Something subtle—but massive—is happening beneath the surface of crypto.

Stablecoins have now crossed $30 trillion in annual transaction volume, putting them on par with global payment networks like Visa. And unlike previous cycles driven by speculation, this shift feels more structural—less about hype, more about how money actually moves.

What’s driving it isn’t just retail usage—it’s institutions starting to rethink infrastructure.

According to insights shared by Brad Garlinghouse, CEO of Ripple, stablecoins represent a kind of “ChatGPT moment” for crypto—a turning point where adoption accelerates because the utility becomes obvious. With transaction volumes reportedly reaching $33 trillion in 2025, CFOs and treasury teams are no longer just observing—they’re actively exploring how stablecoins can integrate into payments, settlements, and liquidity management.

And it makes sense.

Stablecoins offer instant settlement, borderless transfers, and significantly lower costs compared to traditional systems. What used to take days—especially in cross-border payments—can now happen in seconds, without relying on multiple intermediaries. For large organizations managing global cash flows, that’s not just convenient—it’s operationally transformative.

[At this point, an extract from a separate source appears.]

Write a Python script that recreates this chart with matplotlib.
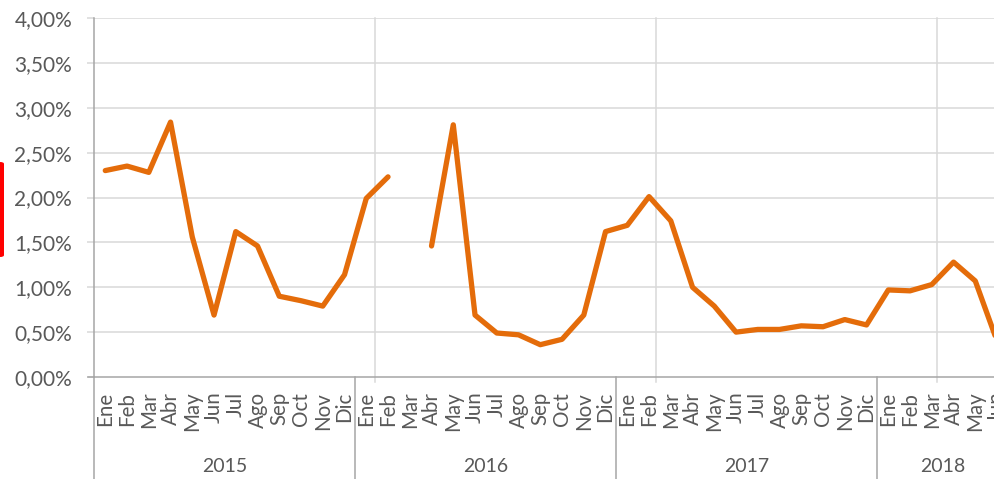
import matplotlib
matplotlib.use("Agg")
import matplotlib.pyplot as plt
import numpy as np
from matplotlib.patches import FancyBboxPatch
import matplotlib.transforms as mtransforms

months = ["Ene", "Feb", "Mar", "Abr", "May", "Jun", "Jul", "Ago", "Sep", "Oct", "Nov", "Dic"]
years = ["2015", "2016", "2017", "2018"]
months_2018 = 6

v2015 = [2.30, 2.35, 2.28, 2.84, 1.56, 0.69, 1.62, 1.46, 0.90, 0.85, 0.79, 1.14]
v2016 = [1.99, 2.23, np.nan, 1.46, 2.81, 0.69, 0.49, 0.47, 0.36, 0.42, 0.69, 1.62]
v2017 = [1.69, 2.01, 1.74, 1.00, 0.79, 0.50, 0.53, 0.53, 0.57, 0.56, 0.64, 0.58]
v2018 = [0.97, 0.96, 1.03, 1.28, 1.07, 0.40]

values = np.array(v2015 + v2016 + v2017 + v2018, dtype=float)
labels = months * 3 + months[:months_2018]
x = np.arange(len(values))

W, H = 994, 479
fig = plt.figure(figsize=(W / 100, H / 100), dpi=100)
left_px, right_px, top_px, bottom_px = 94.4, 994, 18, 377
ax = fig.add_axes([left_px / W, (H - bottom_px) / H, (right_px - left_px) / W, (bottom_px - top_px) / H])

FONT = "Lato"
TXT = "#595959"
GRID = "#D9D9D9"
AX = "#A6A6A6"
ORANGE = "#E46C0A"

ax.plot(x, values, color=ORANGE, lw=3.8, solid_capstyle="round", solid_joinstyle="round", zorder=3)

ax.set_xlim(-0.5, 40.86)
ax.set_ylim(0, 4)
yt = np.arange(0, 4.01, 0.5)
ax.set_yticks(yt)
ax.set_yticklabels([f"{v:.2f}%".replace(".", ",") for v in yt], fontsize=15, color=TXT, family=FONT)
ax.tick_params(axis="y", length=5, width=1.1, color=GRID, pad=11)
ax.set_xticks([])
for v in yt[1:]:
    ax.axhline(v, color=GRID, lw=1.1, zorder=1)

trans = mtransforms.blended_transform_factory(ax.transData, ax.transAxes)

# vertical gridlines
for gx in [12.42, 25.32, 38.22]:
    ax.plot([gx, gx], [-0.014, 1], transform=trans, color=GRID, lw=1.1, clip_on=False, zorder=1)

for s in ["top", "right"]:
    ax.spines[s].set_visible(False)
for s in ["left", "bottom"]:
    ax.spines[s].set_color(AX)
    ax.spines[s].set_linewidth(1.1)

# extend bottom axis line to the left
ax.plot([-0.8, -0.5], [0, 0], transform=trans, color=AX, lw=1.1, clip_on=False)
# group separators below axis
for sx in [-0.5, 11.5, 23.5, 35.5]:
    ax.plot([sx, sx], [0, -0.3], transform=trans, color=AX, lw=1.1, clip_on=False)

# month labels
for i, lab in enumerate(labels):
    ax.text(i, -0.041, lab, transform=trans, rotation=90, ha="center", va="top",
            fontsize=14.8, color=TXT, family=FONT, clip_on=False)

# year labels
year_centers = [5.5, 17.5, 29.5, 35.5 + months_2018 / 2]
y_year = -(467 - bottom_px) / (bottom_px - top_px)
for c, yr in zip(year_centers, years):
    ax.text(c, y_year, yr, transform=trans, ha="center", va="center",
            fontsize=14, color=TXT, family=FONT, clip_on=False)

# red marker at left edge
fig.patches.append(FancyBboxPatch((-4 / W, (H - 257) / H), 8 / W, 95 / H,
                                  boxstyle="round,pad=0,rounding_size=0.004",
                                  transform=fig.transFigure, color="#FF0000", lw=0))

fig.savefig("out.png", dpi=100)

At the same time, adoption is expanding across ecosystems. Surveys suggest that around 25% of institutions are considering exposure to XRP-related assets in 2026, reflecting growing confidence in blockchain-based financial rails.

But this growth isn’t without friction.

Since the introduction of regulatory frameworks like the GENIUS Act, over 17 million new stablecoins have been issued—yet alongside that, more than 50,000 fake or low-quality tokens have emerged. It’s a reminder that while infrastructure is scaling rapidly, the ecosystem is still filtering signal from noise.

Still, the direction is becoming clear.

Stablecoins are evolving from a crypto-native tool into a core layer of global financial infrastructure. And when their transaction volume starts matching legacy giants like Visa, it raises a bigger question—

Not whether stablecoins will integrate into traditional finance…

but how quickly traditional finance will have to adapt to them.